The concessions granted to the U.K. by the powers in Brussels ahead of its shocking vote to leave the European Union may now be moot, but they haven't been forgotten in Denmark.
Amid the chaos that the so-called Brexit vote has unleashed on the British economy, Danish Prime Minister Lars Loekke Rasmussen is dead-set on forcing an escape from having to foot the welfare bill for EU workers, a key feature of the bloc's freedom of movement principle.
Just like former U.K. premier David Cameron, Rasmussen is trying to placate his right-wing allies. The problem is that his push makes little economic sense and will provide a pay off that's close to zero in savings.
Ever since the Brexit vote, the Liberal Party leader has been reminding his supporters about the need to crack down on "benefit tourism" - a term used by politicians to denounce an alleged practice whereby people from the EU's poorer member states move around the bloc in search of the best welfare package, rather than to find a job.
The drive comes even as new restrictions could cool the inflow of labor, exacerbating a shortage that analysts say is stunting economic growth.
"Cameron's deal no longer stands," Rasmussen told lawmakers in Copenhagen on June 30, "but it contained a lot of good things championed by Denmark."
"That's why I'm very much hoping that chapters of Britain's deal will once again be the subject of serious discussion," he said.
Critics question the wisdom of cracking down on people who are so well integrated into the Danish workforce -- the employment rate among EU migrants is in excess of 75 percent and well above the bloc's average.
But with Rasmussen having to rely on the support of the nationalistic Danish People’s Party in parliament, it is not at all surprising that his minority government is paying close attention to welfare access.

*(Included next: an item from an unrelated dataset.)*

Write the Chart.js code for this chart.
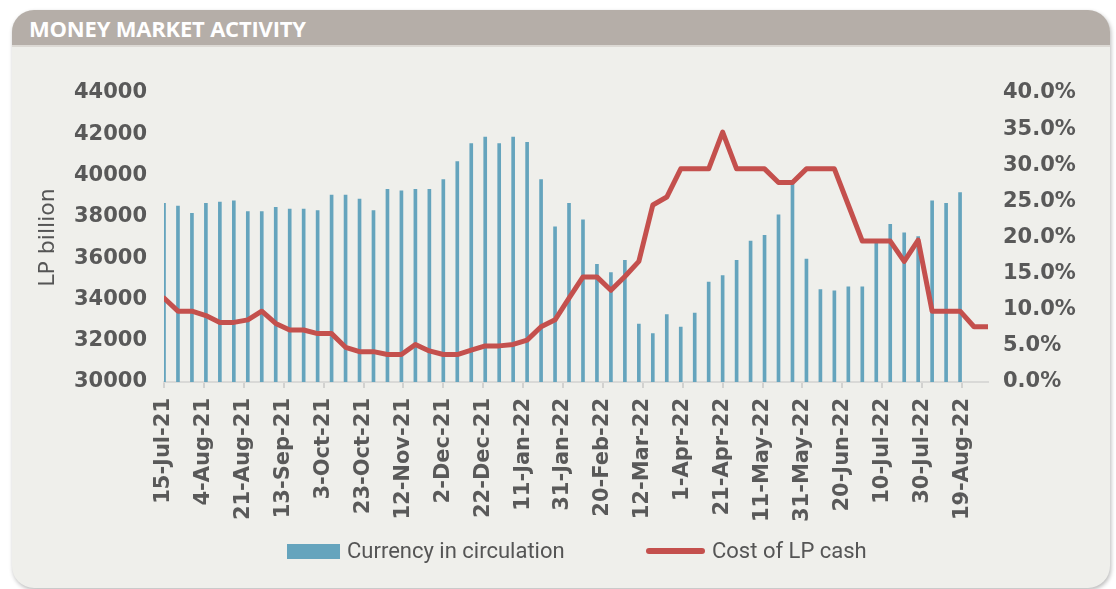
<!DOCTYPE html>
<html>
<head>
<meta charset="utf-8">
<title>Money market activity</title>
<script src="https://cdn.jsdelivr.net/npm/chart.js@4/dist/chart.umd.min.js"></script>
<style>
    html, body { margin: 0; padding: 0; background: #ffffff; }
    #page { position: relative; width: 1116px; height: 589px; overflow: hidden; }
    #panel {
        position: absolute; left: 12px; top: 10px; width: 1098px; height: 578px;
        background: #efefeb; border-radius: 22px; overflow: hidden;
        box-shadow: 1px 2px 4px rgba(0, 0, 0, 0.28);
    }
    #header { height: 35px; background: #b5aea8; border-bottom: 2px solid #dcd9d4; }
    #title {
        position: absolute; left: 17px; top: 3px; color: #ffffff;
        font: 700 22px "Open Sans", sans-serif; letter-spacing: -0.2px;
    }
    #chartBox { position: absolute; left: 0; top: 0; width: 1116px; height: 589px; }
    .lg { position: absolute; }
    .lgText { font: 400 22px Roboto, sans-serif; color: #555555; line-height: 26px; top: 538px; }
</style>
</head>
<body>
<div id="page">
    <div id="panel">
        <div id="header"></div>
        <div id="title">MONEY MARKET ACTIVITY</div>
    </div>
    <div id="chartBox"><canvas id="moneyChart" width="1116" height="589"></canvas></div>
    <div class="lg" style="left:287px; top:544px; width:53px; height:15px; background:#65a4bd;"></div>
    <div class="lg lgText" style="left:347px;">Currency in circulation</div>
    <div class="lg" style="left:646px; top:548px; width:59px; height:6px; border-radius:3px; background:#c4504d;"></div>
    <div class="lg lgText" style="left:712px;">Cost of LP cash</div>
</div>
<script>
// Wochenwerte ab 15-Jul-21 (Tage seit Start = Woche * 7)

// Achsenbeschriftung unten (alle 20 Tage)
const tickLabels = ["15-Jul-21", "4-Aug-21", "21-Aug-21", "13-Sep-21", "3-Oct-21", "23-Oct-21",
    "12-Nov-21", "2-Dec-21", "22-Dec-21", "11-Jan-22", "31-Jan-22", "20-Feb-22", "12-Mar-22",
    "1-Apr-22", "21-Apr-22", "11-May-22", "31-May-22", "20-Jun-22", "10-Jul-22", "30-Jul-22",
    "19-Aug-22"];

// Currency in circulation (LP billion)
const circulation = [38650, 38520, 38170, 38650, 38715, 38780, 38250, 38250, 38460, 38380,
    38380, 38310, 39050, 39050, 38860, 38310, 39330, 39260, 39330, 39330,
    39810, 40680, 41550, 41870, 41550, 41870, 41610, 39810, 37520, 38650,
    37850, 35700, 35300, 35900, 32810, 32340, 33270, 32660, 33340, 34840,
    35160, 35900, 36830, 37100, 38100, 39700, 35960, 34480, 34420, 34610,
    34610, 36800, 37640, 37230, 37040, 38780, 38650, 39180];

// Cost of LP cash (%)
const lpCost = [11.6, 9.8, 9.8, 9.2, 8.25, 8.25, 8.6, 9.8, 8.1, 7.2,
    7.2, 6.7, 6.7, 4.8, 4.2, 4.2, 3.8, 3.8, 5.2, 4.3,
    3.8, 3.8, 4.4, 5.0, 5.0, 5.2, 5.8, 7.65, 8.6, 11.6,
    14.55, 14.55, 12.7, 14.6, 16.7, 24.5, 25.6, 29.5, 29.5, 29.5,
    34.6, 29.5, 29.5, 29.5, 27.6, 27.6, 29.5, 29.5, 29.5, 24.5,
    19.5, 19.5, 19.5, 16.7, 19.65, 9.8, 9.8, 9.8, 7.65, 7.65];

const leftTicks = [30000, 32000, 34000, 36000, 38000, 40000, 42000, 44000];
const rightTicks = [0, 5, 10, 15, 20, 25, 30, 35, 40];

const tickFont = {family: "'DejaVu Sans'", size: 21, weight: 'bold'};
const tickColor = '#595959';

const barPoints = circulation.map((v, i) => ({x: i * 7, y: v}));
const linePoints = lpCost.map((v, i) => ({x: i * 7, y: v}));

const ctx = document.getElementById("moneyChart");
const moneyChart = new Chart(ctx, {
    type: 'bar',
    data: {
        datasets: [{
            type: 'line',
            label: 'Cost of LP cash',
            data: linePoints,
            yAxisID: 'y1',
            borderColor: '#c4504d',
            borderWidth: 5,
            borderJoinStyle: 'round',
            borderCapStyle: 'round',
            pointRadius: 0,
            tension: 0,
            order: 0
        }, {
            label: 'Currency in circulation',
            data: barPoints,
            yAxisID: 'y',
            backgroundColor: '#65a4bd',
            barThickness: 3,
            order: 1
        }]
    },
    options: {
        responsive: false,
        animation: false,
        layout: {padding: {top: 93, left: 0, right: 0, bottom: 0}},
        plugins: {
            legend: {display: false},
            tooltip: {enabled: false}
        },
        scales: {
            x: {
                type: 'linear',
                min: 0,
                max: (lpCost.length - 1) * 7,
                offset: false,
                grid: {offset: false, drawOnChartArea: false, drawTicks: true, tickLength: 6, color: '#d2d2d0', lineWidth: 2},
                border: {display: true, color: '#d9d9d7', width: 2},
                afterBuildTicks: (scale) => {
                    scale.ticks = tickLabels.map((l, i) => ({value: i * 20}));
                },
                afterFit: (scale) => { scale.height = 589 - 382; },
                ticks: {
                    autoSkip: false,
                    minRotation: 90,
                    maxRotation: 90,
                    padding: 10,
                    color: tickColor,
                    font: tickFont,
                    callback: (v, i) => tickLabels[i]
                }
            },
            y: {
                position: 'left',
                min: 30000,
                max: 44000,
                grid: {display: false, drawTicks: false},
                border: {display: false},
                afterBuildTicks: (scale) => {
                    scale.ticks = leftTicks.map(v => ({value: v}));
                },
                afterFit: (scale) => { scale.width = 164; },
                ticks: {
                    padding: 17,
                    color: tickColor,
                    font: tickFont,
                    callback: (v) => String(v)
                },
                title: {
                    display: true,
                    text: 'LP billion',
                    color: '#555555',
                    font: {family: "'DejaVu Sans'", size: 22},
                    padding: {top: 35, bottom: 0}
                }
            },
            y1: {
                position: 'right',
                min: 0,
                max: 40,
                grid: {display: false, drawTicks: false},
                border: {display: false},
                afterBuildTicks: (scale) => {
                    scale.ticks = rightTicks.map(v => ({value: v}));
                },
                afterFit: (scale) => { scale.width = 1116 - 988; },
                ticks: {
                    padding: 15,
                    color: tickColor,
                    font: tickFont,
                    callback: (v) => v.toFixed(1) + '%'
                }
            }
        }
    }
});
</script>
</body>
</html>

"It scores points with the domestic constituency," said Marlene Wind, a professor of political science at the University of Copenhagen.
One of the specific policies that the Rasmussen government will be hoping to discuss in the fall is a concession to Cameron that involves adjusting the amount of support paid out to the children of EU migrants to the cost of living in the country where they reside.
The government concedes that the savings made from this form of indexation will be small -- an estimate by the Copenhagen-based think tank Europa based on government data puts the figure at 50 million kroner ($7.5 million) a year.
For the premier, it's the political gains that are far more significant.
"The problem arises when the Danish people feel that there are too many privileges for migrant workers," Rasmussen said at the EU's June 29 summit in Brussels.